_Problem statement_
Begin with the first line and repeat exactly through the line containing "const yTicks = [0, 10, 20, 30, 40, 50, 60, 70];"; leave every image out.

_Data extract_
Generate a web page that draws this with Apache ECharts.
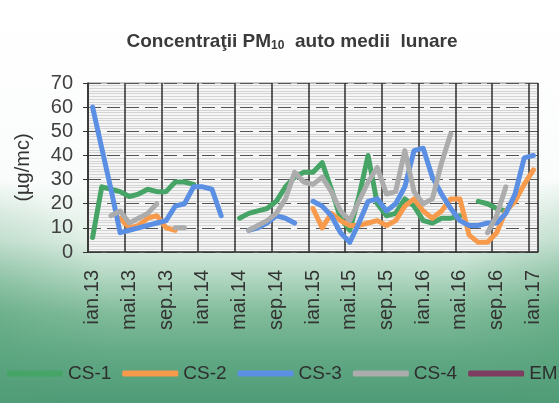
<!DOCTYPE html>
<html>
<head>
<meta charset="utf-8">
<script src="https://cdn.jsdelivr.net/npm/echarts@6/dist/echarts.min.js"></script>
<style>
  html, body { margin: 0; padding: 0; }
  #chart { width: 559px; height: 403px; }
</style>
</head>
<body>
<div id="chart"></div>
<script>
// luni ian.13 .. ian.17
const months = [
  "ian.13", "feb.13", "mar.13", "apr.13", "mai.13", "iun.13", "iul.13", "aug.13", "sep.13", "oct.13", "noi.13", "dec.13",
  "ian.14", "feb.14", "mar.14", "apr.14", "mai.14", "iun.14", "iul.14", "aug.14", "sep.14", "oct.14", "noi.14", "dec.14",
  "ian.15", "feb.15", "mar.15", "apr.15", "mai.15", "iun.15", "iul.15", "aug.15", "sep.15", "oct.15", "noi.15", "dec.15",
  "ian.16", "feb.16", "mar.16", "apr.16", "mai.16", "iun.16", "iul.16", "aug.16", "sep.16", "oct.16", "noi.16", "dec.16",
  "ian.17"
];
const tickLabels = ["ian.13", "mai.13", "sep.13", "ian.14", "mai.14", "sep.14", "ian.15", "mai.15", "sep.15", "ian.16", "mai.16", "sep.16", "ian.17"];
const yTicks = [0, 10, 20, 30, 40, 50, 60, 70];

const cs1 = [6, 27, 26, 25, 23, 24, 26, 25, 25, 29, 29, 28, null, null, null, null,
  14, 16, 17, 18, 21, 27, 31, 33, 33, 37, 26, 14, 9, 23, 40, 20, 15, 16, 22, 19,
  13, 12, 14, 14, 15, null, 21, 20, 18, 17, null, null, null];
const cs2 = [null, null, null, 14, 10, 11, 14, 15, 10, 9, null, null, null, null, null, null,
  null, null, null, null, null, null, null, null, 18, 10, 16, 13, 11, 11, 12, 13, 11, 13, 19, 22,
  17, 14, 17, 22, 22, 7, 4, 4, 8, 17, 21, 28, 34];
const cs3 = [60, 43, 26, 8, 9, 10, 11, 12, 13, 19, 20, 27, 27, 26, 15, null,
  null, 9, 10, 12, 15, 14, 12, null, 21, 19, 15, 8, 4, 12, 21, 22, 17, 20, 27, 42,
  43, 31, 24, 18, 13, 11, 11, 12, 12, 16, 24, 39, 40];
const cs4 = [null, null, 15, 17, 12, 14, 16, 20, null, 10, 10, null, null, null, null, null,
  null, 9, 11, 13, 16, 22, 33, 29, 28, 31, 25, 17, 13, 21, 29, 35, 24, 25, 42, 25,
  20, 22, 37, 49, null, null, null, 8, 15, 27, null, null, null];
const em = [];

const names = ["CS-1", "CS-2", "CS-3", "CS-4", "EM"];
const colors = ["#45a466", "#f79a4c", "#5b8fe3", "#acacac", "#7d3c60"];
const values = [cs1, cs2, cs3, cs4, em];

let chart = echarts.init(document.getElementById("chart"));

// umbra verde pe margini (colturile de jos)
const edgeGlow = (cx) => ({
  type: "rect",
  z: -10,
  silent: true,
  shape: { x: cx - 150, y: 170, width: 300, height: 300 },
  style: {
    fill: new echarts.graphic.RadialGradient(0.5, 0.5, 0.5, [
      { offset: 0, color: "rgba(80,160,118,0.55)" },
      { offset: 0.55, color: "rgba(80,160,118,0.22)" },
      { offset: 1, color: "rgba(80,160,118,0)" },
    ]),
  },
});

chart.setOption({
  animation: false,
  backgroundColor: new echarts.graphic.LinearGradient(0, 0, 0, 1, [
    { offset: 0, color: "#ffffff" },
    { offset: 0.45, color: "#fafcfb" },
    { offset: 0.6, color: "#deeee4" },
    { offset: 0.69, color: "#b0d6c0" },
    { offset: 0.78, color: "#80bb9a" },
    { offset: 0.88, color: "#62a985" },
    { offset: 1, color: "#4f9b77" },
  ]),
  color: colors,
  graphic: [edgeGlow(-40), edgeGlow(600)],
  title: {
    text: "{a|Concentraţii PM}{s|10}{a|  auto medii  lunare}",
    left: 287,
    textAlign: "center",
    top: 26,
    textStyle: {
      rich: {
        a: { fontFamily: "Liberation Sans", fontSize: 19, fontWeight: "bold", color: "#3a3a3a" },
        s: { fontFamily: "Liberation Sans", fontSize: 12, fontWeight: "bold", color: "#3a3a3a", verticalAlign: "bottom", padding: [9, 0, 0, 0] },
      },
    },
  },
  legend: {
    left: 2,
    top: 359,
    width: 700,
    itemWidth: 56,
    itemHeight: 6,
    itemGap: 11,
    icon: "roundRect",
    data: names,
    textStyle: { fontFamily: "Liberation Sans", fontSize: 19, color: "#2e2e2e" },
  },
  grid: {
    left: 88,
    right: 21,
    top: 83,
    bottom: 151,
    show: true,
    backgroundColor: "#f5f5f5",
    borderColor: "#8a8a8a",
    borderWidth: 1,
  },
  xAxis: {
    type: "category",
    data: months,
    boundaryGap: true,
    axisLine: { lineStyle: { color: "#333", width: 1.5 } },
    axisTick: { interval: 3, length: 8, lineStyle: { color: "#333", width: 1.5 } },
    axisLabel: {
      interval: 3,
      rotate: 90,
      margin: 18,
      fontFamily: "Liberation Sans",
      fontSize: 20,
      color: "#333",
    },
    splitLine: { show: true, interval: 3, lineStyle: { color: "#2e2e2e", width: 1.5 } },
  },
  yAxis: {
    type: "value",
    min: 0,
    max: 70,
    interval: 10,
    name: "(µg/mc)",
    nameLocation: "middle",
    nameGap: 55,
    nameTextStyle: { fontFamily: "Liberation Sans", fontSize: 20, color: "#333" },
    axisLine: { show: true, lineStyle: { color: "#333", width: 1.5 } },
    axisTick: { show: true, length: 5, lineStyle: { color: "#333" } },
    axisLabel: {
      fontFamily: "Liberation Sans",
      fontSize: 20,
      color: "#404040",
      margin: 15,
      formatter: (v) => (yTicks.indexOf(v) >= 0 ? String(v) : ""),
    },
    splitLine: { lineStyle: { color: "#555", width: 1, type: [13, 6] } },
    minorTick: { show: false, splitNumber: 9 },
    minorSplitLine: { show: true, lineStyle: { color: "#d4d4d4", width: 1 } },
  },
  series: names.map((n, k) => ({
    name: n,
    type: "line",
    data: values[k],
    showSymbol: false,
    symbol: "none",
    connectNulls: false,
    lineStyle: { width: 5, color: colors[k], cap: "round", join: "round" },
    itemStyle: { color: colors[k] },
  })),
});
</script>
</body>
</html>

_Result of the exercise_
Generate a web page that draws this with Apache ECharts.
<!DOCTYPE html>
<html>
<head>
<meta charset="utf-8">
<script src="https://cdn.jsdelivr.net/npm/echarts@6/dist/echarts.min.js"></script>
<style>
  html, body { margin: 0; padding: 0; }
  #chart { width: 559px; height: 403px; }
</style>
</head>
<body>
<div id="chart"></div>
<script>
// luni ian.13 .. ian.17
const months = [
  "ian.13", "feb.13", "mar.13", "apr.13", "mai.13", "iun.13", "iul.13", "aug.13", "sep.13", "oct.13", "noi.13", "dec.13",
  "ian.14", "feb.14", "mar.14", "apr.14", "mai.14", "iun.14", "iul.14", "aug.14", "sep.14", "oct.14", "noi.14", "dec.14",
  "ian.15", "feb.15", "mar.15", "apr.15", "mai.15", "iun.15", "iul.15", "aug.15", "sep.15", "oct.15", "noi.15", "dec.15",
  "ian.16", "feb.16", "mar.16", "apr.16", "mai.16", "iun.16", "iul.16", "aug.16", "sep.16", "oct.16", "noi.16", "dec.16",
  "ian.17"
];
const tickLabels = ["ian.13", "mai.13", "sep.13", "ian.14", "mai.14", "sep.14", "ian.15", "mai.15", "sep.15", "ian.16", "mai.16", "sep.16", "ian.17"];
const yTicks = [0, 10, 20, 30, 40, 50, 60, 70];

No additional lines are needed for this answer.